Die verschiedensten Werkzeuge werden eingesetzt: Röhren, Meißel, Schaber, Abstecher, Ausdrehwerkzeuge, Hefte, Martel, Schaber. Irgendwie scheint er immer zu wissen, welches Werkzeug gerade passt.
Nachdem außen alles fertig scheint, gehts an die Innenseite der Schale. Alles unnötige wird herausgearbeitet, bis eine hauchdünne kunstvoll geformte Schale übrigbleibt. Wie schwer das sein muß, sieht man an einem offensichtlich nicht gelungenen an mehreren Stellen wild eingerissenem und gebrochenen Werkstück, dass in der neben der Drechselbank als Aufbewahrungsort für verschiedene Sachen steht. Vielleich auch als beständige Erinnerung daran dient, dann besonders vorsichtig und bedächtig zu arbeiten, wenn es darum geht, das werk zu vollenden und die Dicke der Schale so dünn als möglich zu machen.
Schließlich ist er "fertig". Unzählige Späne liegen rund um die Drechselbank. Es ist wesentlich mehr weggekommen als geblieben ist. Doch während, der Abfall ungeordnet und unbrauchbar am Boden herumliegt, ist der veredelte Rest ein wahres Meisterwerk.
Eigentlich habe ich nicht wirklich gewusst, welche großartige Fähigkeiten in meinem Freund stecken. Man hat seine Leidenschaft beim bearbeiten nicht nur gesehen, sondern auch gespürt. Berechtigterweise ist er auch ein wenig stolz.
Liebevoll schleift er das Werk mit zunehmend feinerem Schleifpapier. Ein geeignetes Wachs und Schellack geben ihm Glanz, Geruch und auch Schutz.
Schleißlich räumt er sorgfältig alles Werkzeug weg. Reinigt Drechselbank und Boden von den Spänen. Die Funktion der teuren Drechselbank wird so zusammen mit wiederholten Wartungsarbeiten auf viele Jahre gewährleistet.

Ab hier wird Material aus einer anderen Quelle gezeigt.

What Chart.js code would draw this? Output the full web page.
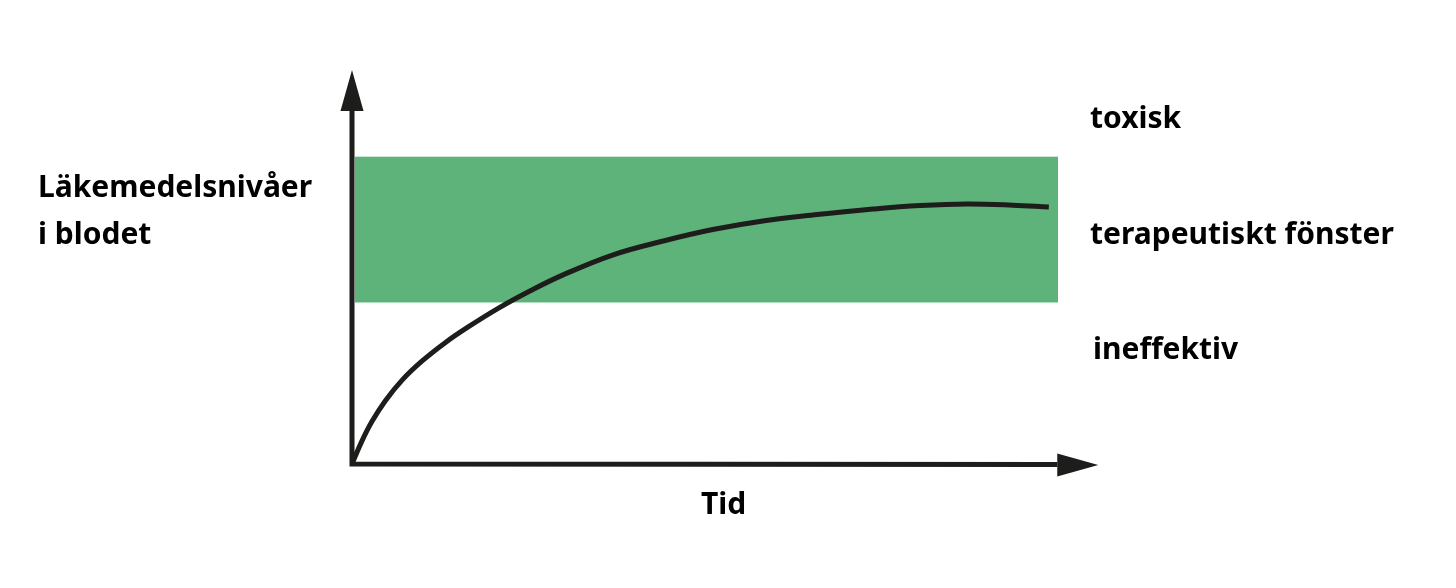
<!DOCTYPE html>
<html lang="sv">
<head>
    <meta charset="UTF-8">
    <title>Läkemedelsnivåer i blodet</title>
    <style>
        body {
            margin: 0;
            padding: 0;
            background: #fff;
        }

        #wrap {
            width: 1456px;
            height: 588px;
        }
    </style>
    <script src="https://cdn.jsdelivr.net/npm/chart.js"></script>
</head>
<body>
    <div id="wrap"><canvas id="levelChart"></canvas></div>

    <script>
        // Drug concentration over time (y in % of axis height)
        const timePoints = [0, 1.4, 2.8, 4.7, 7.1, 9.9, 13.2, 16.3, 20.7, 25.2, 29.9, 37.0, 44.1, 51.1, 58.2, 65.9, 73.8, 80.5, 87.1, 93.6, 98.7];
        const drugLevels = [0, 5.8, 10.7, 16.0, 21.3, 26.1, 30.8, 34.6, 39.5, 43.9, 48.0, 53.1, 56.6, 59.5, 61.7, 63.3, 64.7, 65.6, 66.0, 65.7, 65.2];

        // Therapeutic window: lower and upper level
        const windowRange = [41, 78];
        const windowSpan = [0.4, 100];

        const zoneLabels = ['toxisk', 'terapeutiskt fönster', 'ineffektiv'];
        const yTitle = ['Läkemedelsnivåer', 'i blodet'];
        const xTitle = 'Tid';

        const ink = '#1d1d1b';
        const font = 'bold 30px "Noto Sans", sans-serif';

        // Green band behind the curve
        const bandPlugin = {
            id: 'band',
            beforeDatasetsDraw(chart) {
                const { ctx, scales: { x, y } } = chart;
                ctx.save();
                ctx.fillStyle = '#5eb37a';
                const left = x.getPixelForValue(windowSpan[0]);
                const right = x.getPixelForValue(windowSpan[1]);
                const top = y.getPixelForValue(windowRange[1]);
                const bottom = y.getPixelForValue(windowRange[0]);
                ctx.fillRect(left, top, right - left, bottom - top);
                ctx.restore();
            }
        };

        // Axes with arrow heads, plus all the labels
        const axesPlugin = {
            id: 'arrowAxes',
            afterDatasetsDraw(chart) {
                const { ctx, scales: { x, y } } = chart;
                const x0 = x.getPixelForValue(0);
                const y0 = y.getPixelForValue(0);
                const yTip = y.getPixelForValue(100);
                const xTip = x.getPixelForValue(105.7);
                const head = 41, half = 11.5;

                ctx.save();
                ctx.strokeStyle = ink;
                ctx.fillStyle = ink;
                ctx.lineWidth = 5;
                ctx.lineCap = 'butt';

                ctx.beginPath();
                ctx.moveTo(x0, y0 + 2.5);
                ctx.lineTo(x0, yTip + head);
                ctx.moveTo(x0 - 2.5, y0);
                ctx.lineTo(xTip - head, y0 + 0.5);
                ctx.stroke();

                ctx.beginPath();
                ctx.moveTo(x0, yTip);
                ctx.lineTo(x0 + half, yTip + head);
                ctx.lineTo(x0 - half, yTip + head);
                ctx.closePath();
                ctx.fill();

                ctx.beginPath();
                ctx.moveTo(xTip, y0 + 1);
                ctx.lineTo(xTip - head, y0 + 1 - half);
                ctx.lineTo(xTip - head, y0 + 1 + half);
                ctx.closePath();
                ctx.fill();

                ctx.fillStyle = '#000';
                ctx.font = font;
                ctx.textAlign = 'left';
                ctx.textBaseline = 'alphabetic';
                ctx.fillText(zoneLabels[0], 1090, 128);
                ctx.fillText(zoneLabels[1], 1090, 244);
                ctx.fillText(zoneLabels[2], 1093, 359);
                ctx.fillText(yTitle[0], 38, 197);
                ctx.fillText(yTitle[1], 38, 244);
                ctx.fillText(xTitle, 701, 514);
                ctx.restore();
            }
        };

        new Chart(document.getElementById('levelChart'), {
            type: 'line',
            data: {
                datasets: [{
                    data: timePoints.map((t, i) => ({ x: t, y: drugLevels[i] })),
                    borderColor: ink,
                    borderWidth: 5,
                    pointRadius: 0,
                    tension: 0.4,
                    fill: false
                }]
            },
            options: {
                responsive: true,
                maintainAspectRatio: false,
                animation: false,
                layout: {
                    padding: { left: 352, right: 398, top: 70, bottom: 124 }
                },
                scales: {
                    x: { type: 'linear', min: 0, max: 100, display: false },
                    y: { min: 0, max: 100, display: false }
                },
                plugins: {
                    legend: { display: false },
                    tooltip: { enabled: false }
                }
            },
            plugins: [bandPlugin, axesPlugin]
        });
    </script>
</body>
</html>
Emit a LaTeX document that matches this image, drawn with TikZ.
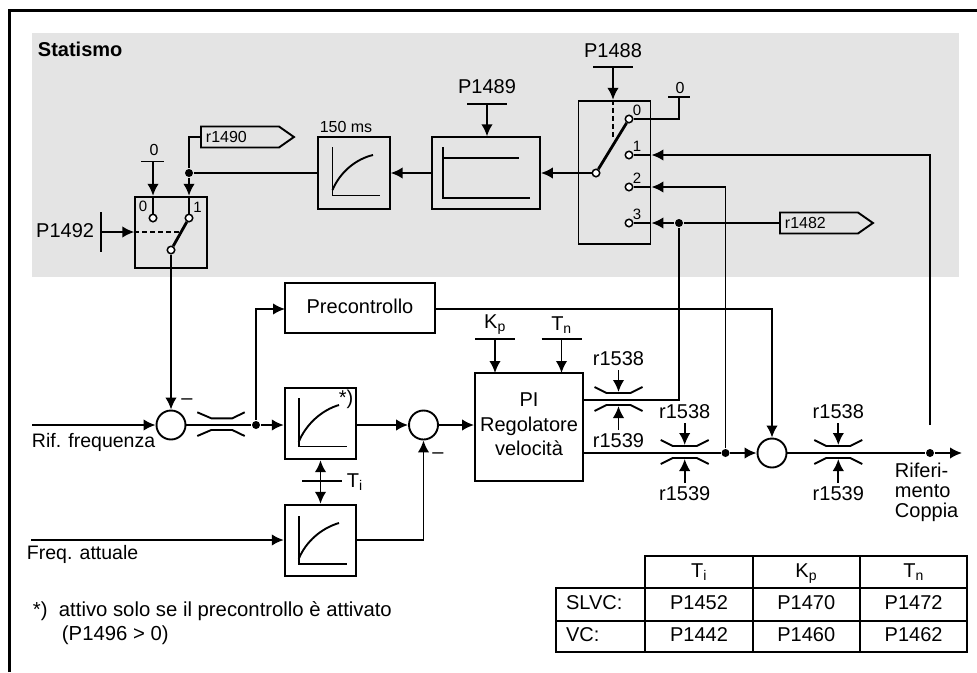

Ich denke daran, dass Gott es mit uns auch so macht, Er möchte uns veredeln und alles wegarbeiten, dass uns grob und unförmig erscheinen lässt. Das Werkstück gelingt in der Hand des Meisters. Es gibt nur einen Unterschied. Das Stück Holz wehrt sich nicht. Ich muss allerdings diese Hand des Meisters zulassen. Seine Hand ist immer ausgestreckt.